Banner of Truth, 1943, reprinted 2015.
Reviewed by Peter Barnes
The flow of church history in Scotland is indeed a fascinating subject, and few have handled it as well as John MacLeod. This work first appeared in 1943, and has been republished now with an appendix on “The Work of a Theological College”.
MacLeod is a fine judge of theological disputes and so, for example, cites the Auchterarder Creed in the days of Thomas Boston: “It is unsound to teach that men must forsake sin in order to come to Christ.” What it was trying to say is that we cannot reform ourselves to bring ourselves to Christ; we must simply come as we are. However, as it stands, it is ambiguous, and MacLeod is quite correct to say that it is “unfortunate and lent itself to misconstruction”.

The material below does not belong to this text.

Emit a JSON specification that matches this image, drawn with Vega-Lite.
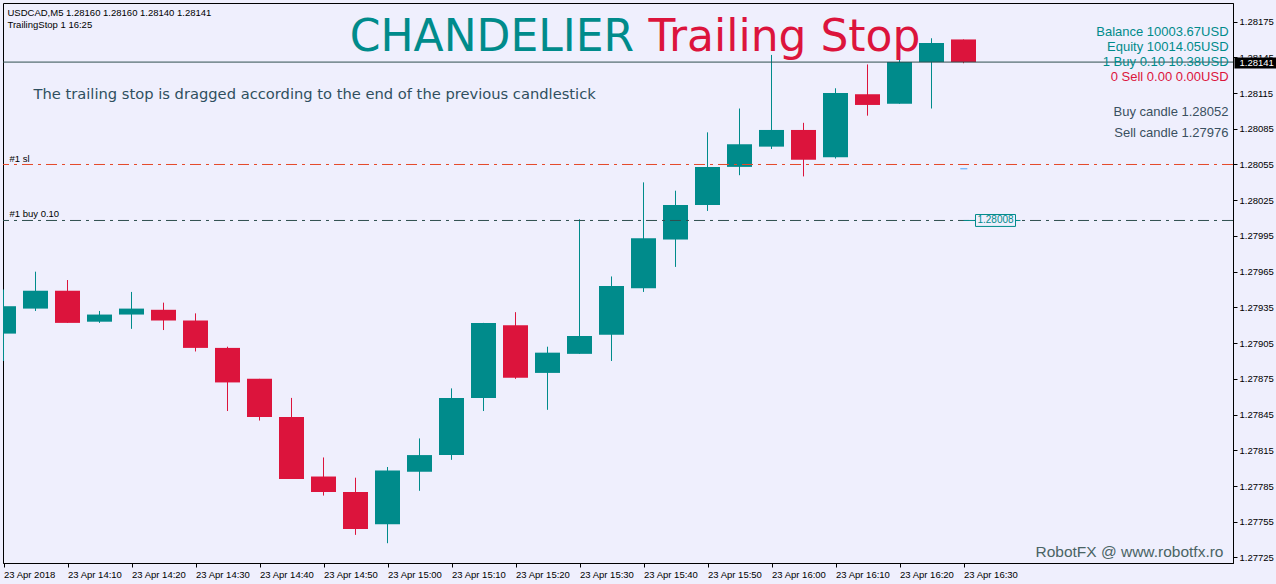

There are a fund of stories here which illumine Scotland’s chequered history from the times of John Knox to those of the Broad Church ushering in what MacLeod calls “the ebb-tide”. Some interesting and contentious claims are made, such as that Jonathan Edwards came to Presbyterian views of church government, and that Paraphrases ought to be rejected as songs. Most incisively, he considers that Barthianism needs a controlling principle. MacLeod retired in 1942, and so missed the rise of the Baillies and the Torrances, but we can guess his what his views would have been – and applaud them. All students of Scottish theology – or Reformed theology in general – will welcome this study, anchored as it is in history.